What is needed: Leave out the pictures and repeat the rest of the material exactly.

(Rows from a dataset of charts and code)
↓

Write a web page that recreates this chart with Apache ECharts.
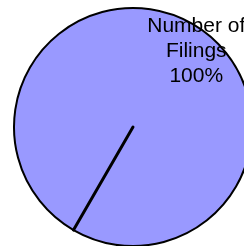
<!DOCTYPE html>
<html>
<head>
<meta charset="utf-8">
<script src="https://cdn.jsdelivr.net/npm/echarts@6/dist/echarts.min.js"></script>
<style>
  html, body { margin: 0; padding: 0; background: #fff; }
  #chart { width: 244px; height: 246px; }
</style>
</head>
<body>
<div id="chart"></div>
<script>
// Slice names and values (single series, one real slice)
var sliceNames = ['Number of Filings'];
var sliceValues = [100];

var chart = echarts.init(document.getElementById('chart'));

var pieData = sliceNames.map(function (name, i) {
	return { name: name, value: sliceValues[i] };
});
// zero-width slice so the start edge of the pie gets its border line
pieData.push({
	name: '',
	value: 0,
	label: { show: false },
	itemStyle: { borderWidth: 3 }
});

chart.setOption({
	animation: false,
	series: [{
		type: 'pie',
		center: [133, 127],
		radius: 119,
		startAngle: 240,
		clockwise: true,
		avoidLabelOverlap: false,
		itemStyle: {
			color: '#9999ff',
			borderColor: '#000',
			borderWidth: 2
		},
		label: {
			show: true,
			position: 'inside',
			formatter: function (p) {
				return p.name.replace(' Filings', '\nFilings') + '\n' + Math.round(p.percent) + '%';
			},
			fontFamily: 'Liberation Sans',
			fontSize: 21,
			lineHeight: 25,
			color: '#000',
			align: 'center'
		},
		labelLayout: { dx: 32, dy: -22 },
		labelLine: { show: false },
		emphasis: { disabled: true },
		data: pieData
	}]
});
</script>
</body>
</html>
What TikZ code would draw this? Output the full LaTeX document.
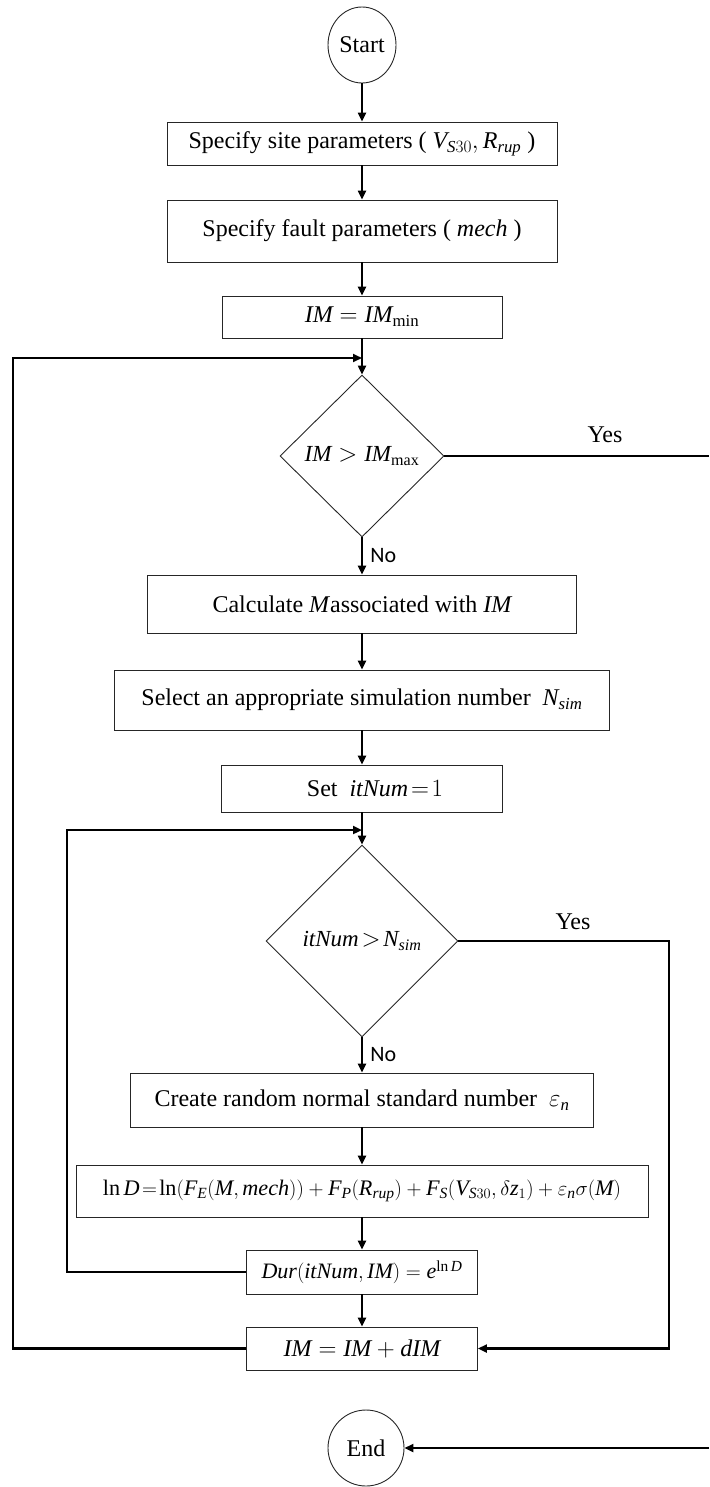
\documentclass[tikz,border=0pt]{standalone}
\usepackage{fontspec}
\setmainfont{Liberation Serif}
\newfontfamily\nofont{Carlito}
\usetikzlibrary{shapes.geometric,arrows.meta}
\begin{document}
\begin{tikzpicture}[x=1pt,y=-1pt,
  box/.style={draw=black!85, line width=0.9pt, inner sep=0pt, font=\fontsize{24}{27}\selectfont},
  dia/.style={diamond, draw=black!85, line width=0.9pt, inner sep=0pt, font=\fontsize{23}{26}\selectfont},
  term/.style={ellipse, draw=black!85, line width=0.9pt, inner sep=0pt, font=\fontsize{24}{27}\selectfont},
  conn/.style={line width=2.2pt},
  arr/.style={conn, -{Triangle[length=9pt,width=8pt]}},
  lbl/.style={font=\fontsize{24}{27}\selectfont},
  nolbl/.style={font=\nofont\fontsize{22}{24}\selectfont, right=4pt}
]
\useasboundingbox (0,0) rectangle (709,1487);
\node[term, minimum width=68pt, minimum height=76pt] (start) at (362,45) {Start};
\node[box, minimum width=390pt, minimum height=43pt] (site) at (362,143.5) {Specify site parameters ( $\mathit{V}_{\mathit{S}30},\mathit{R}_{\mathit{rup}}$ )};
\node[box, minimum width=390pt, minimum height=62pt] (fault) at (362,231) {Specify fault parameters ( $\mathit{mech}$ )};
\node[box, minimum width=280pt, minimum height=42pt] (imin) at (362,317) {$\mathit{IM} = \mathit{IM}_{\mathrm{min}}$};
\node[dia, minimum width=164pt, minimum height=162pt] (d1) at (362,456) {$\mathit{IM} > \mathit{IM}_{\mathrm{max}}$};
\node[box, minimum width=429pt, minimum height=58pt] (calc) at (362,604) {Calculate $\mathit{M}$\hspace{1pt}associated with $\mathit{IM}$};
\node[box, minimum width=495pt, minimum height=60pt] (sel) at (362,700) {Select an appropriate simulation number \ $\mathit{N}_{\mathit{sim}}$};
\node[box, minimum width=281pt, minimum height=47pt] (set) at (362,788.5) {\hspace{26pt}Set \ $\mathit{itNum}\!=\!1$};
\node[dia, minimum width=192pt, minimum height=192pt] (d2) at (362,941) {$\mathit{itNum}\!>\!\mathit{N}_{\mathit{sim}}$};
\node[box, minimum width=463pt, minimum height=54pt] (create) at (362,1100) {Create random normal standard number \ $\varepsilon_{\mathit{n}}$};
\node[box, minimum width=572pt, minimum height=52pt, font=\fontsize{22.2}{25}\selectfont] (lnd) at (362,1191) {$\ln \mathit{D}\!=\!\ln\Bigl(\mathit{F}_{\mathit{E}}\bigl(\mathit{M},\mathit{mech}\bigr)\Bigr)+\mathit{F}_{\mathit{P}}\bigl(\mathit{R}_{\mathit{rup}}\bigr)+\mathit{F}_{\mathit{S}}\bigl(\mathit{V}_{\mathit{S}30},\delta \mathit{z}_{1}\bigr)+\varepsilon_{\mathit{n}}\sigma\bigl(\mathit{M}\bigr)$};
\node[box, minimum width=231pt, minimum height=44pt, font=\fontsize{22}{25}\selectfont] (dur) at (362,1272) {$\mathit{Dur}\bigl(\mathit{itNum},\mathit{IM}\bigr)=\mathit{e}^{\ln \mathit{D}}$};
\node[box, minimum width=231pt, minimum height=43pt] (imd) at (362,1348.5) {$\mathit{IM}=\mathit{IM}+\mathit{dIM}$};
\node[term, minimum width=76pt, minimum height=76pt] (end) at (366,1448) {End};
\node[lbl] (yes1) at (605,435) {Yes};
\node[lbl] (yes2) at (573,922) {Yes};
\coordinate (r1) at (709,456);
\coordinate (r2) at (669,941);
\coordinate (r3) at (709,1448);
\coordinate (l1) at (13,358);
\coordinate (j1) at (362,358);
\coordinate (l2) at (67,830);
\coordinate (j2) at (362,830);
\draw[arr] (start) -- (site);
\draw[arr] (site) -- (fault);
\draw[arr] (fault) -- (imin);
\draw[arr] (imin) -- (d1);
\draw[arr] (d1) -- node[nolbl] (no1) {No} (calc);
\draw[arr] (calc) -- (sel);
\draw[arr] (sel) -- (set);
\draw[arr] (set) -- (d2);
\draw[arr] (d2) -- node[nolbl] (no2) {No} (create);
\draw[arr] (create) -- (lnd);
\draw[arr] (lnd) -- (dur);
\draw[arr] (dur) -- (imd);
\draw[conn] (d1.east) -- (r1);
\draw[arr] (d2.east) -- (r2) |- (imd.east);
\draw[arr] (imd.west) -| (l1) -- (j1);
\draw[arr] (dur.west) -| (l2) -- (j2);
\draw[arr] (r3) -- (end);
\end{tikzpicture}
\end{document}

↑

Solved exercise:
Write a web page that recreates this chart with Apache ECharts.
<!DOCTYPE html>
<html>
<head>
<meta charset="utf-8">
<script src="https://cdn.jsdelivr.net/npm/echarts@6/dist/echarts.min.js"></script>
<style>
  html, body { margin: 0; padding: 0; background: #fff; }
  #chart { width: 244px; height: 246px; }
</style>
</head>
<body>
<div id="chart"></div>
<script>
// Slice names and values (single series, one real slice)
var sliceNames = ['Number of Filings'];
var sliceValues = [100];

var chart = echarts.init(document.getElementById('chart'));

var pieData = sliceNames.map(function (name, i) {
	return { name: name, value: sliceValues[i] };
});
// zero-width slice so the start edge of the pie gets its border line
pieData.push({
	name: '',
	value: 0,
	label: { show: false },
	itemStyle: { borderWidth: 3 }
});

chart.setOption({
	animation: false,
	series: [{
		type: 'pie',
		center: [133, 127],
		radius: 119,
		startAngle: 240,
		clockwise: true,
		avoidLabelOverlap: false,
		itemStyle: {
			color: '#9999ff',
			borderColor: '#000',
			borderWidth: 2
		},
		label: {
			show: true,
			position: 'inside',
			formatter: function (p) {
				return p.name.replace(' Filings', '\nFilings') + '\n' + Math.round(p.percent) + '%';
			},
			fontFamily: 'Liberation Sans',
			fontSize: 21,
			lineHeight: 25,
			color: '#000',
			align: 'center'
		},
		labelLayout: { dx: 32, dy: -22 },
		labelLine: { show: false },
		emphasis: { disabled: true },
		data: pieData
	}]
});
</script>
</body>
</html>
What TikZ code would draw this? Output the full LaTeX document.
\documentclass[tikz,border=0pt]{standalone}
\usepackage{fontspec}
\setmainfont{Liberation Serif}
\newfontfamily\nofont{Carlito}
\usetikzlibrary{shapes.geometric,arrows.meta}
\begin{document}
\begin{tikzpicture}[x=1pt,y=-1pt,
  box/.style={draw=black!85, line width=0.9pt, inner sep=0pt, font=\fontsize{24}{27}\selectfont},
  dia/.style={diamond, draw=black!85, line width=0.9pt, inner sep=0pt, font=\fontsize{23}{26}\selectfont},
  term/.style={ellipse, draw=black!85, line width=0.9pt, inner sep=0pt, font=\fontsize{24}{27}\selectfont},
  conn/.style={line width=2.2pt},
  arr/.style={conn, -{Triangle[length=9pt,width=8pt]}},
  lbl/.style={font=\fontsize{24}{27}\selectfont},
  nolbl/.style={font=\nofont\fontsize{22}{24}\selectfont, right=4pt}
]
\useasboundingbox (0,0) rectangle (709,1487);
\node[term, minimum width=68pt, minimum height=76pt] (start) at (362,45) {Start};
\node[box, minimum width=390pt, minimum height=43pt] (site) at (362,143.5) {Specify site parameters ( $\mathit{V}_{\mathit{S}30},\mathit{R}_{\mathit{rup}}$ )};
\node[box, minimum width=390pt, minimum height=62pt] (fault) at (362,231) {Specify fault parameters ( $\mathit{mech}$ )};
\node[box, minimum width=280pt, minimum height=42pt] (imin) at (362,317) {$\mathit{IM} = \mathit{IM}_{\mathrm{min}}$};
\node[dia, minimum width=164pt, minimum height=162pt] (d1) at (362,456) {$\mathit{IM} > \mathit{IM}_{\mathrm{max}}$};
\node[box, minimum width=429pt, minimum height=58pt] (calc) at (362,604) {Calculate $\mathit{M}$\hspace{1pt}associated with $\mathit{IM}$};
\node[box, minimum width=495pt, minimum height=60pt] (sel) at (362,700) {Select an appropriate simulation number \ $\mathit{N}_{\mathit{sim}}$};
\node[box, minimum width=281pt, minimum height=47pt] (set) at (362,788.5) {\hspace{26pt}Set \ $\mathit{itNum}\!=\!1$};
\node[dia, minimum width=192pt, minimum height=192pt] (d2) at (362,941) {$\mathit{itNum}\!>\!\mathit{N}_{\mathit{sim}}$};
\node[box, minimum width=463pt, minimum height=54pt] (create) at (362,1100) {Create random normal standard number \ $\varepsilon_{\mathit{n}}$};
\node[box, minimum width=572pt, minimum height=52pt, font=\fontsize{22.2}{25}\selectfont] (lnd) at (362,1191) {$\ln \mathit{D}\!=\!\ln\Bigl(\mathit{F}_{\mathit{E}}\bigl(\mathit{M},\mathit{mech}\bigr)\Bigr)+\mathit{F}_{\mathit{P}}\bigl(\mathit{R}_{\mathit{rup}}\bigr)+\mathit{F}_{\mathit{S}}\bigl(\mathit{V}_{\mathit{S}30},\delta \mathit{z}_{1}\bigr)+\varepsilon_{\mathit{n}}\sigma\bigl(\mathit{M}\bigr)$};
\node[box, minimum width=231pt, minimum height=44pt, font=\fontsize{22}{25}\selectfont] (dur) at (362,1272) {$\mathit{Dur}\bigl(\mathit{itNum},\mathit{IM}\bigr)=\mathit{e}^{\ln \mathit{D}}$};
\node[box, minimum width=231pt, minimum height=43pt] (imd) at (362,1348.5) {$\mathit{IM}=\mathit{IM}+\mathit{dIM}$};
\node[term, minimum width=76pt, minimum height=76pt] (end) at (366,1448) {End};
\node[lbl] (yes1) at (605,435) {Yes};
\node[lbl] (yes2) at (573,922) {Yes};
\coordinate (r1) at (709,456);
\coordinate (r2) at (669,941);
\coordinate (r3) at (709,1448);
\coordinate (l1) at (13,358);
\coordinate (j1) at (362,358);
\coordinate (l2) at (67,830);
\coordinate (j2) at (362,830);
\draw[arr] (start) -- (site);
\draw[arr] (site) -- (fault);
\draw[arr] (fault) -- (imin);
\draw[arr] (imin) -- (d1);
\draw[arr] (d1) -- node[nolbl] (no1) {No} (calc);
\draw[arr] (calc) -- (sel);
\draw[arr] (sel) -- (set);
\draw[arr] (set) -- (d2);
\draw[arr] (d2) -- node[nolbl] (no2) {No} (create);
\draw[arr] (create) -- (lnd);
\draw[arr] (lnd) -- (dur);
\draw[arr] (dur) -- (imd);
\draw[conn] (d1.east) -- (r1);
\draw[arr] (d2.east) -- (r2) |- (imd.east);
\draw[arr] (imd.west) -| (l1) -- (j1);
\draw[arr] (dur.west) -| (l2) -- (j2);
\draw[arr] (r3) -- (end);
\end{tikzpicture}
\end{document}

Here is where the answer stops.